Written problem: Return the listing below exactly, with the pictures dropped.

Plotting code records:
>> START

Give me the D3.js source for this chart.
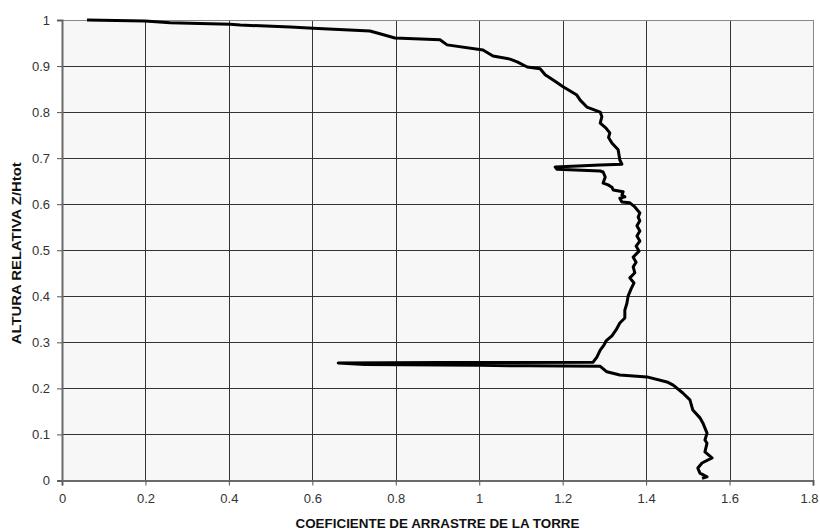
<!DOCTYPE html>
<html><head><meta charset="utf-8">
<script src="https://cdn.jsdelivr.net/npm/d3@7"></script>
<style>html,body{margin:0;padding:0;background:#fff;}svg{display:block;}</style>
</head><body>
<script>
// Drag coefficient (x) vs relative height (y), traced top to bottom
const dragCoef = [0.060,0.199,0.259,0.403,0.427,0.547,0.602,0.738,0.762,0.798,0.906,0.923,1.009,1.033,1.074,1.091,1.115,1.146,1.158,1.180,1.201,1.234,1.242,1.258,1.290,1.294,1.290,1.304,1.313,1.310,1.318,1.333,1.337,1.342,
  1.290,1.182,1.186,1.290,1.297,1.302,1.297,1.309,1.318,1.321,1.345,1.342,1.349,1.337,1.342,1.361,1.373,1.385,1.381,1.385,1.378,1.385,1.378,1.385,1.376,1.383,1.369,1.376,1.369,1.373,1.361,1.371,1.364,1.357,1.354,1.349,1.349,1.337,1.328,1.318,1.304,1.299,1.290,1.282,1.273,
  0.906,0.662,0.726,1.002,1.117,1.290,1.306,1.337,1.402,1.450,1.465,1.488,1.505,1.512,1.529,1.536,1.546,1.541,1.546,1.541,1.558,1.534,1.524,1.529,1.546,1.534];
const relHeight = [1.000,0.998,0.994,0.991,0.989,0.985,0.982,0.976,0.970,0.961,0.957,0.946,0.935,0.922,0.915,0.909,0.898,0.894,0.881,0.868,0.855,0.837,0.826,0.811,0.800,0.790,0.776,0.765,0.755,0.745,0.733,0.718,0.696,0.687,
  0.685,0.681,0.676,0.672,0.670,0.659,0.646,0.642,0.637,0.631,0.627,0.620,0.616,0.613,0.605,0.603,0.594,0.581,0.572,0.564,0.553,0.542,0.531,0.520,0.509,0.498,0.485,0.474,0.464,0.451,0.440,0.429,0.416,0.401,0.385,0.370,0.353,0.342,0.327,0.314,0.303,0.294,0.283,0.268,0.257,
  0.256,0.255,0.252,0.250,0.249,0.248,0.236,0.229,0.225,0.214,0.207,0.190,0.175,0.153,0.136,0.125,0.103,0.088,0.081,0.062,0.049,0.038,0.027,0.016,0.008,0.005];
const xTicks = [0,0.2,0.4,0.6,0.8,1,1.2,1.4,1.6,1.8];
const yTicks = [0,0.1,0.2,0.3,0.4,0.5,0.6,0.7,0.8,0.9,1];
const xTitle = "COEFICIENTE DE ARRASTRE DE LA TORRE";
const yTitle = "ALTURA RELATIVA Z/Htot";

const W = 820, H = 531;
const m = {left:62, top:20, right:7, bottom:50.5};
const svg = d3.select("body").append("svg").attr("width",W).attr("height",H);
const x = d3.scaleLinear().domain([0,1.8]).range([m.left, W-m.right]);
const y = d3.scaleLinear().domain([0,1]).range([H-m.bottom, m.top]);

svg.append("rect").attr("x",x(0)).attr("y",y(1)).attr("width",x(1.8)-x(0)).attr("height",y(0)-y(1)).attr("fill","#f7f7f7");

// grid
const g = svg.append("g");
g.selectAll("line.v").data(xTicks.filter(d=>d>0)).join("line")
  .attr("x1",d=>Math.round(x(d))+0.5).attr("x2",d=>Math.round(x(d))+0.5)
  .attr("y1",y(0)).attr("y2",y(1))
  .attr("stroke",d=>d===1.8?"#888":"#333").attr("stroke-width",1);
g.selectAll("line.h").data(yTicks.filter(d=>d>0)).join("line")
  .attr("y1",d=>Math.round(y(d))+0.5).attr("y2",d=>Math.round(y(d))+0.5)
  .attr("x1",x(0)).attr("x2",x(1.8))
  .attr("stroke",d=>d===1?"#888":"#333").attr("stroke-width",1);

// axes
const xa = svg.append("g").attr("transform",`translate(0,${y(0)})`)
  .call(d3.axisBottom(x).tickValues(xTicks).tickFormat(d3.format("")).tickSize(5).tickPadding(8));
const ya = svg.append("g").attr("transform",`translate(${x(0)},0)`)
  .call(d3.axisLeft(y).tickValues(yTicks).tickFormat(d3.format("")).tickSize(5).tickPadding(7));
[xa,ya].forEach(a=>{
  a.select(".domain").attr("stroke","#6a6a6a").attr("stroke-width",2);
  a.selectAll(".tick line").attr("stroke","#555");
  a.selectAll("text").attr("font-family","Liberation Sans, Arial, sans-serif").attr("font-size",13).attr("fill","#333");
});
xa.selectAll(".tick text").filter(d=>d===1.8).attr("text-anchor","end").attr("dx",5);

// curve
const pts = dragCoef.map((d,i)=>[d, relHeight[i]]);
svg.append("path").datum(pts)
  .attr("d", d3.line().x(d=>x(d[0])).y(d=>y(d[1])))
  .attr("fill","none").attr("stroke","#000").attr("stroke-width",3).attr("stroke-linejoin","round");

// titles
svg.append("text").attr("x",(x(0)+x(1.8))/2).attr("y",528)
  .attr("text-anchor","middle").attr("font-family","Liberation Sans, Arial, sans-serif")
  .attr("font-weight","bold").attr("font-size",12).attr("fill","#111")
  .attr("textLength",284).attr("lengthAdjust","spacingAndGlyphs").text(xTitle);
svg.append("text").attr("transform",`translate(21,${(y(0)+y(1))/2+3}) rotate(-90)`)
  .attr("text-anchor","middle").attr("font-family","Liberation Sans, Arial, sans-serif")
  .attr("font-weight","bold").attr("font-size",12).attr("fill","#111")
  .attr("textLength",182).attr("lengthAdjust","spacingAndGlyphs").text(yTitle);
</script>
</body></html>
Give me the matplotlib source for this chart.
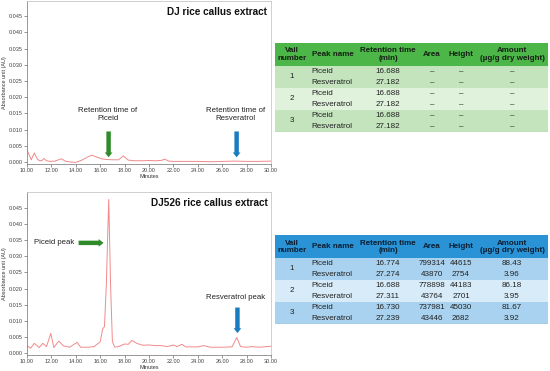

>> END

Solution to this problem:
Give me the D3.js source for this chart.
<!DOCTYPE html>
<html><head><meta charset="utf-8">
<script src="https://cdn.jsdelivr.net/npm/d3@7"></script>
<style>html,body{margin:0;padding:0;background:#fff;}svg{display:block;}</style>
</head><body>
<script>
// Drag coefficient (x) vs relative height (y), traced top to bottom
const dragCoef = [0.060,0.199,0.259,0.403,0.427,0.547,0.602,0.738,0.762,0.798,0.906,0.923,1.009,1.033,1.074,1.091,1.115,1.146,1.158,1.180,1.201,1.234,1.242,1.258,1.290,1.294,1.290,1.304,1.313,1.310,1.318,1.333,1.337,1.342,
  1.290,1.182,1.186,1.290,1.297,1.302,1.297,1.309,1.318,1.321,1.345,1.342,1.349,1.337,1.342,1.361,1.373,1.385,1.381,1.385,1.378,1.385,1.378,1.385,1.376,1.383,1.369,1.376,1.369,1.373,1.361,1.371,1.364,1.357,1.354,1.349,1.349,1.337,1.328,1.318,1.304,1.299,1.290,1.282,1.273,
  0.906,0.662,0.726,1.002,1.117,1.290,1.306,1.337,1.402,1.450,1.465,1.488,1.505,1.512,1.529,1.536,1.546,1.541,1.546,1.541,1.558,1.534,1.524,1.529,1.546,1.534];
const relHeight = [1.000,0.998,0.994,0.991,0.989,0.985,0.982,0.976,0.970,0.961,0.957,0.946,0.935,0.922,0.915,0.909,0.898,0.894,0.881,0.868,0.855,0.837,0.826,0.811,0.800,0.790,0.776,0.765,0.755,0.745,0.733,0.718,0.696,0.687,
  0.685,0.681,0.676,0.672,0.670,0.659,0.646,0.642,0.637,0.631,0.627,0.620,0.616,0.613,0.605,0.603,0.594,0.581,0.572,0.564,0.553,0.542,0.531,0.520,0.509,0.498,0.485,0.474,0.464,0.451,0.440,0.429,0.416,0.401,0.385,0.370,0.353,0.342,0.327,0.314,0.303,0.294,0.283,0.268,0.257,
  0.256,0.255,0.252,0.250,0.249,0.248,0.236,0.229,0.225,0.214,0.207,0.190,0.175,0.153,0.136,0.125,0.103,0.088,0.081,0.062,0.049,0.038,0.027,0.016,0.008,0.005];
const xTicks = [0,0.2,0.4,0.6,0.8,1,1.2,1.4,1.6,1.8];
const yTicks = [0,0.1,0.2,0.3,0.4,0.5,0.6,0.7,0.8,0.9,1];
const xTitle = "COEFICIENTE DE ARRASTRE DE LA TORRE";
const yTitle = "ALTURA RELATIVA Z/Htot";

const W = 820, H = 531;
const m = {left:62, top:20, right:7, bottom:50.5};
const svg = d3.select("body").append("svg").attr("width",W).attr("height",H);
const x = d3.scaleLinear().domain([0,1.8]).range([m.left, W-m.right]);
const y = d3.scaleLinear().domain([0,1]).range([H-m.bottom, m.top]);

svg.append("rect").attr("x",x(0)).attr("y",y(1)).attr("width",x(1.8)-x(0)).attr("height",y(0)-y(1)).attr("fill","#f7f7f7");

// grid
const g = svg.append("g");
g.selectAll("line.v").data(xTicks.filter(d=>d>0)).join("line")
  .attr("x1",d=>Math.round(x(d))+0.5).attr("x2",d=>Math.round(x(d))+0.5)
  .attr("y1",y(0)).attr("y2",y(1))
  .attr("stroke",d=>d===1.8?"#888":"#333").attr("stroke-width",1);
g.selectAll("line.h").data(yTicks.filter(d=>d>0)).join("line")
  .attr("y1",d=>Math.round(y(d))+0.5).attr("y2",d=>Math.round(y(d))+0.5)
  .attr("x1",x(0)).attr("x2",x(1.8))
  .attr("stroke",d=>d===1?"#888":"#333").attr("stroke-width",1);

// axes
const xa = svg.append("g").attr("transform",`translate(0,${y(0)})`)
  .call(d3.axisBottom(x).tickValues(xTicks).tickFormat(d3.format("")).tickSize(5).tickPadding(8));
const ya = svg.append("g").attr("transform",`translate(${x(0)},0)`)
  .call(d3.axisLeft(y).tickValues(yTicks).tickFormat(d3.format("")).tickSize(5).tickPadding(7));
[xa,ya].forEach(a=>{
  a.select(".domain").attr("stroke","#6a6a6a").attr("stroke-width",2);
  a.selectAll(".tick line").attr("stroke","#555");
  a.selectAll("text").attr("font-family","Liberation Sans, Arial, sans-serif").attr("font-size",13).attr("fill","#333");
});
xa.selectAll(".tick text").filter(d=>d===1.8).attr("text-anchor","end").attr("dx",5);

// curve
const pts = dragCoef.map((d,i)=>[d, relHeight[i]]);
svg.append("path").datum(pts)
  .attr("d", d3.line().x(d=>x(d[0])).y(d=>y(d[1])))
  .attr("fill","none").attr("stroke","#000").attr("stroke-width",3).attr("stroke-linejoin","round");

// titles
svg.append("text").attr("x",(x(0)+x(1.8))/2).attr("y",528)
  .attr("text-anchor","middle").attr("font-family","Liberation Sans, Arial, sans-serif")
  .attr("font-weight","bold").attr("font-size",12).attr("fill","#111")
  .attr("textLength",284).attr("lengthAdjust","spacingAndGlyphs").text(xTitle);
svg.append("text").attr("transform",`translate(21,${(y(0)+y(1))/2+3}) rotate(-90)`)
  .attr("text-anchor","middle").attr("font-family","Liberation Sans, Arial, sans-serif")
  .attr("font-weight","bold").attr("font-size",12).attr("fill","#111")
  .attr("textLength",182).attr("lengthAdjust","spacingAndGlyphs").text(yTitle);
</script>
</body></html>
Give me the matplotlib source for this chart.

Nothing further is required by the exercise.